> **Task directions**:
Leave out the pictures and repeat the rest of the material exactly.

> **Raw data**:

## START

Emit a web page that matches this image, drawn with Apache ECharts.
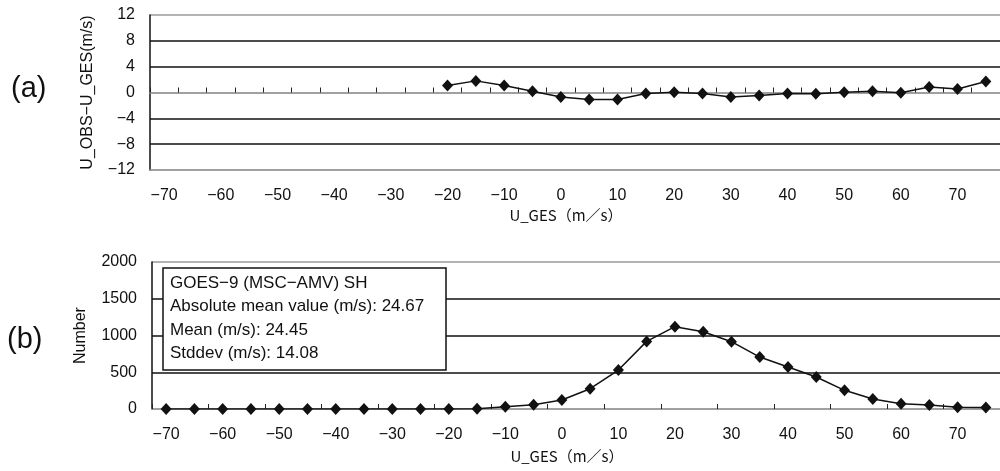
<!DOCTYPE html>
<html>
<head>
<meta charset="utf-8">
<script src="https://cdn.jsdelivr.net/npm/echarts@6/dist/echarts.min.js"></script>
<style>html,body{margin:0;padding:0;background:#fff}#c{width:1000px;height:471px}</style>
</head>
<body>
<div id="c"></div>
<script>
// U_GES categories (m/s)
const uCats = [-70,-65,-60,-55,-50,-45,-40,-35,-30,-25,-20,-15,-10,-5,0,5,10,15,20,25,30,35,40,45,50,55,60,65,70,75];
// (a) U_OBS - U_GES (m/s); no data below -20
const diffVals = [null,null,null,null,null,null,null,null,null,null,
  1.1,1.8,1.1,0.2,-0.7,-1.1,-1.1,-0.15,0.05,-0.15,-0.7,-0.45,-0.15,-0.2,0.05,0.2,-0.05,0.85,0.55,1.7];
// (b) Number of samples
const countVals = [0,0,0,0,0,0,0,0,0,0,0,5,31,59,123,276,530,920,1120,1052,916,707,571,435,254,136,72,54,25,22];
// y-axis ticks
const diffTicks = {min:-12, max:12, interval:4};
const countTicks = {min:0, max:2000, interval:500};
const statLines = [
  'GOES\u22129 (MSC\u2212AMV) SH',
  'Absolute mean value (m/s): 24.67',
  'Mean (m/s): 24.45',
  'Stddev (m/s): 14.08'
];

const FF = '"Liberation Sans", Arial, sans-serif';
const minus = v => String(v).replace('-', '\u2212');
const grey = '#9a9a9a';
const blk = '#111';

const chart = echarts.init(document.getElementById('c'));
const catLabel = {show:true, fontSize:16, color:'#111', fontFamily:FF, margin:18, formatter: minus};
const xName = 'U_GES\uFF08m\uFF0Fs\uFF09';
const xNameStyle = {fontSize:15, color:'#111', fontFamily:'"Noto Sans CJK JP", sans-serif', padding:[0,18,0,0]};

chart.setOption({
  animation:false,
  backgroundColor:'#fff',
  grid:[
    {left:150, top:15, width:850, height:155},
    {left:152, top:262, width:852, height:147}
  ],
  xAxis:[
    {gridIndex:0, type:'category', data:uCats, position:'bottom',
     axisLine:{onZero:false, lineStyle:{color:grey, width:1.5}},
     axisTick:{show:false}, axisLabel:catLabel, splitLine:{show:false},
     name:xName, nameLocation:'middle', nameGap:38, nameTextStyle:xNameStyle},
    {gridIndex:0, type:'category', data:uCats, position:'bottom',
     axisLine:{onZero:true, lineStyle:{color:grey, width:1.5}},
     axisTick:{show:true, inside:true, length:5, lineStyle:{color:'#222', width:1}},
     axisLabel:{show:false}, splitLine:{show:false}},
    {gridIndex:1, type:'category', data:uCats, position:'bottom',
     axisLine:{onZero:false, lineStyle:{color:grey, width:1.5}},
     axisTick:{show:true, inside:true, length:5, lineStyle:{color:'#222', width:1}},
     axisLabel:catLabel, splitLine:{show:false},
     name:xName, nameLocation:'middle', nameGap:40, nameTextStyle:xNameStyle}
  ],
  yAxis:[
    {gridIndex:0, type:'value', min:diffTicks.min, max:diffTicks.max, interval:diffTicks.interval,
     axisLine:{show:true, lineStyle:{color:blk, width:1.5}}, axisTick:{show:false},
     axisLabel:{fontSize:16, color:'#111', fontFamily:FF, margin:15, formatter:minus},
     splitLine:{show:true, lineStyle:{color:[grey,blk,blk,grey,blk,blk,grey], width:1.5}},
     name:'U_OBS\u2212U_GES(m/s)', nameLocation:'middle', nameRotate:90, nameGap:54,
     nameTextStyle:{fontSize:16, color:'#111', fontFamily:FF}},
    {gridIndex:1, type:'value', min:countTicks.min, max:countTicks.max, interval:countTicks.interval,
     axisLine:{show:true, lineStyle:{color:blk, width:1.5}}, axisTick:{show:false},
     axisLabel:{fontSize:16, color:'#111', fontFamily:FF, margin:15, formatter: v => String(v)},
     splitLine:{show:true, lineStyle:{color:[grey,blk,blk,blk,grey], width:1.5}},
     name:'Number', nameLocation:'middle', nameRotate:90, nameGap:63,
     nameTextStyle:{fontSize:16, color:'#111', fontFamily:FF}}
  ],
  series:[
    {type:'line', xAxisIndex:0, yAxisIndex:0, data:diffVals, symbol:'diamond', symbolSize:[11,12],
     itemStyle:{color:'#111'}, lineStyle:{color:'#111', width:1.5}, connectNulls:false},
    {type:'line', xAxisIndex:2, yAxisIndex:1, data:countVals, symbol:'diamond', symbolSize:[11,12],
     itemStyle:{color:'#111'}, lineStyle:{color:'#111', width:1.5}, z:2}
  ],
  graphic:[
    {type:'text', left:11, top:74, style:{text:'(a)', fontSize:29, fill:'#111', fontFamily:FF}},
    {type:'text', left:7, top:325, style:{text:'(b)', fontSize:29, fill:'#111', fontFamily:FF}},
    {type:'rect', shape:{x:163, y:268, width:283, height:102}, z:100,
     style:{fill:'#fff', stroke:'#111', lineWidth:1.5}},
    ...statLines.map((t,i)=>({type:'text', x:170, y:283 + i*23.5, z:101,
      style:{text:t, fontSize:17, fill:'#111', fontFamily:FF, textVerticalAlign:'middle', verticalAlign:'middle'}}))
  ]
});
</script>
</body>
</html>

## END

> **Written solution**:
Emit a web page that matches this image, drawn with Apache ECharts.
<!DOCTYPE html>
<html>
<head>
<meta charset="utf-8">
<script src="https://cdn.jsdelivr.net/npm/echarts@6/dist/echarts.min.js"></script>
<style>html,body{margin:0;padding:0;background:#fff}#c{width:1000px;height:471px}</style>
</head>
<body>
<div id="c"></div>
<script>
// U_GES categories (m/s)
const uCats = [-70,-65,-60,-55,-50,-45,-40,-35,-30,-25,-20,-15,-10,-5,0,5,10,15,20,25,30,35,40,45,50,55,60,65,70,75];
// (a) U_OBS - U_GES (m/s); no data below -20
const diffVals = [null,null,null,null,null,null,null,null,null,null,
  1.1,1.8,1.1,0.2,-0.7,-1.1,-1.1,-0.15,0.05,-0.15,-0.7,-0.45,-0.15,-0.2,0.05,0.2,-0.05,0.85,0.55,1.7];
// (b) Number of samples
const countVals = [0,0,0,0,0,0,0,0,0,0,0,5,31,59,123,276,530,920,1120,1052,916,707,571,435,254,136,72,54,25,22];
// y-axis ticks
const diffTicks = {min:-12, max:12, interval:4};
const countTicks = {min:0, max:2000, interval:500};
const statLines = [
  'GOES\u22129 (MSC\u2212AMV) SH',
  'Absolute mean value (m/s): 24.67',
  'Mean (m/s): 24.45',
  'Stddev (m/s): 14.08'
];

const FF = '"Liberation Sans", Arial, sans-serif';
const minus = v => String(v).replace('-', '\u2212');
const grey = '#9a9a9a';
const blk = '#111';

const chart = echarts.init(document.getElementById('c'));
const catLabel = {show:true, fontSize:16, color:'#111', fontFamily:FF, margin:18, formatter: minus};
const xName = 'U_GES\uFF08m\uFF0Fs\uFF09';
const xNameStyle = {fontSize:15, color:'#111', fontFamily:'"Noto Sans CJK JP", sans-serif', padding:[0,18,0,0]};

chart.setOption({
  animation:false,
  backgroundColor:'#fff',
  grid:[
    {left:150, top:15, width:850, height:155},
    {left:152, top:262, width:852, height:147}
  ],
  xAxis:[
    {gridIndex:0, type:'category', data:uCats, position:'bottom',
     axisLine:{onZero:false, lineStyle:{color:grey, width:1.5}},
     axisTick:{show:false}, axisLabel:catLabel, splitLine:{show:false},
     name:xName, nameLocation:'middle', nameGap:38, nameTextStyle:xNameStyle},
    {gridIndex:0, type:'category', data:uCats, position:'bottom',
     axisLine:{onZero:true, lineStyle:{color:grey, width:1.5}},
     axisTick:{show:true, inside:true, length:5, lineStyle:{color:'#222', width:1}},
     axisLabel:{show:false}, splitLine:{show:false}},
    {gridIndex:1, type:'category', data:uCats, position:'bottom',
     axisLine:{onZero:false, lineStyle:{color:grey, width:1.5}},
     axisTick:{show:true, inside:true, length:5, lineStyle:{color:'#222', width:1}},
     axisLabel:catLabel, splitLine:{show:false},
     name:xName, nameLocation:'middle', nameGap:40, nameTextStyle:xNameStyle}
  ],
  yAxis:[
    {gridIndex:0, type:'value', min:diffTicks.min, max:diffTicks.max, interval:diffTicks.interval,
     axisLine:{show:true, lineStyle:{color:blk, width:1.5}}, axisTick:{show:false},
     axisLabel:{fontSize:16, color:'#111', fontFamily:FF, margin:15, formatter:minus},
     splitLine:{show:true, lineStyle:{color:[grey,blk,blk,grey,blk,blk,grey], width:1.5}},
     name:'U_OBS\u2212U_GES(m/s)', nameLocation:'middle', nameRotate:90, nameGap:54,
     nameTextStyle:{fontSize:16, color:'#111', fontFamily:FF}},
    {gridIndex:1, type:'value', min:countTicks.min, max:countTicks.max, interval:countTicks.interval,
     axisLine:{show:true, lineStyle:{color:blk, width:1.5}}, axisTick:{show:false},
     axisLabel:{fontSize:16, color:'#111', fontFamily:FF, margin:15, formatter: v => String(v)},
     splitLine:{show:true, lineStyle:{color:[grey,blk,blk,blk,grey], width:1.5}},
     name:'Number', nameLocation:'middle', nameRotate:90, nameGap:63,
     nameTextStyle:{fontSize:16, color:'#111', fontFamily:FF}}
  ],
  series:[
    {type:'line', xAxisIndex:0, yAxisIndex:0, data:diffVals, symbol:'diamond', symbolSize:[11,12],
     itemStyle:{color:'#111'}, lineStyle:{color:'#111', width:1.5}, connectNulls:false},
    {type:'line', xAxisIndex:2, yAxisIndex:1, data:countVals, symbol:'diamond', symbolSize:[11,12],
     itemStyle:{color:'#111'}, lineStyle:{color:'#111', width:1.5}, z:2}
  ],
  graphic:[
    {type:'text', left:11, top:74, style:{text:'(a)', fontSize:29, fill:'#111', fontFamily:FF}},
    {type:'text', left:7, top:325, style:{text:'(b)', fontSize:29, fill:'#111', fontFamily:FF}},
    {type:'rect', shape:{x:163, y:268, width:283, height:102}, z:100,
     style:{fill:'#fff', stroke:'#111', lineWidth:1.5}},
    ...statLines.map((t,i)=>({type:'text', x:170, y:283 + i*23.5, z:101,
      style:{text:t, fontSize:17, fill:'#111', fontFamily:FF, textVerticalAlign:'middle', verticalAlign:'middle'}}))
  ]
});
</script>
</body>
</html>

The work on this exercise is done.